According to the video and news reports, the cricketer jumped in the air to not just deny Northern Districts’ Brad Wilson a six but also dismiss him by flinging the ball to a teammate before crashing beyond the ropes. His athletic ability broke a vital 74-run partnership.
Small deserves extra credit for completely Jetering it into the ground on the way down. I also love how quickly “awareness” starts to sound like “weenus” when you’re from New Zealand. “Look at the a weenus! LOOK AT THE A’WEENUS!” Also: how many times the guy says “whilst” whilst trying to explain what happened. People should say whilst more often.
Great catch, and great news about that 74-run partnership (?).
[h/t to Fark Sports]


If I was him, i’d blast “Unbelievable” from a boombox and start chanting “Bevan Small is the illest!”

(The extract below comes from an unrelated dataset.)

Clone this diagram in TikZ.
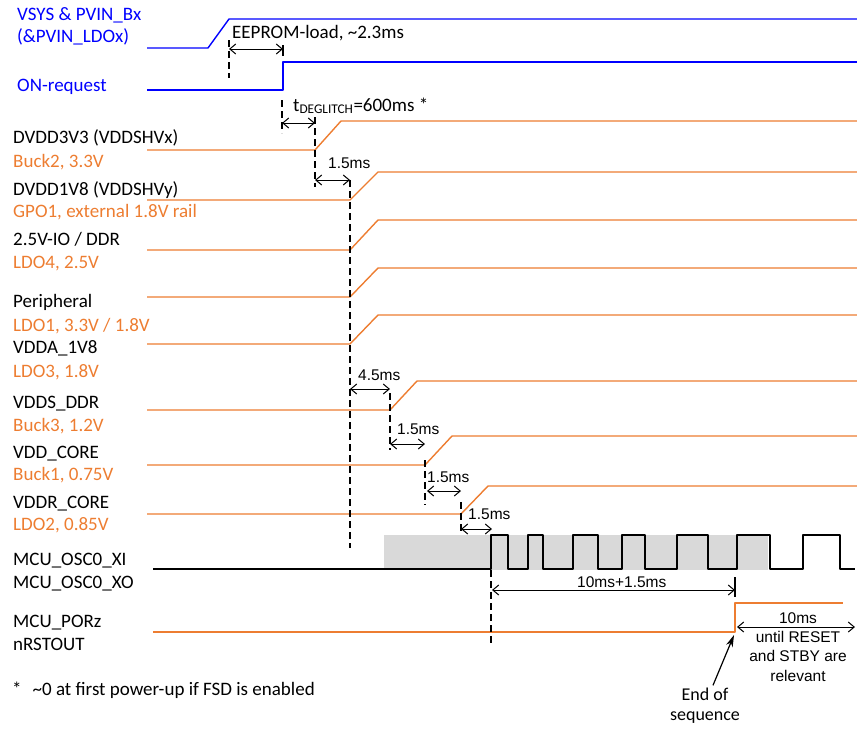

I think it’s also worth noting, that was a wicked googly.
Don’t think for one second that Raphael line went unnoticed
Two batsmen in cricket. Each one defending a wicket. A ball that leaves the boundry (the white ring on the ground) in the air is worth six runs. A ball that leaves the boundry on the ground is worth 4 runs. A ball that is in the field of play that isn’t caught and isn’t going to leave the boundry can be run on by the batsmen. They run back and forth between the wickets to score runs. Hence the partnership. 74 refers to the number of combined runs they have scored. T20 refers to the number of overs bowled (pitches thrown). One over is ten pitches. So this particular game was 200 pitches long. Whoever scores the most runs in 200 pitches wins.
Even the greatest catch in cricket is still boring. It must be a drinking game
I’m a rare Englishman in that I hate cricket. It’s just 11 men standing in a field, one throwing the ball, one behind the wicket, and two batsmen. All that time is spent watching fielders rub the ball against their crotches.
I guess a way to describe it in an American way is that when a batter in the MLB comes up to the plate, after every pitch he undoes his shoelaces, fiddles with his straps, takes his helmet off and rubs his head, before doing the same thing all over again after the next pitch, that’s cricket as best I can describe.
It takes days to finish a game. Baseball takes too long as it is, and even that’s just a few hours.
Wait, this is the game with The Golden Snitch in it, no?
Or is that jai alai?
I know it’s in one of those two made up games.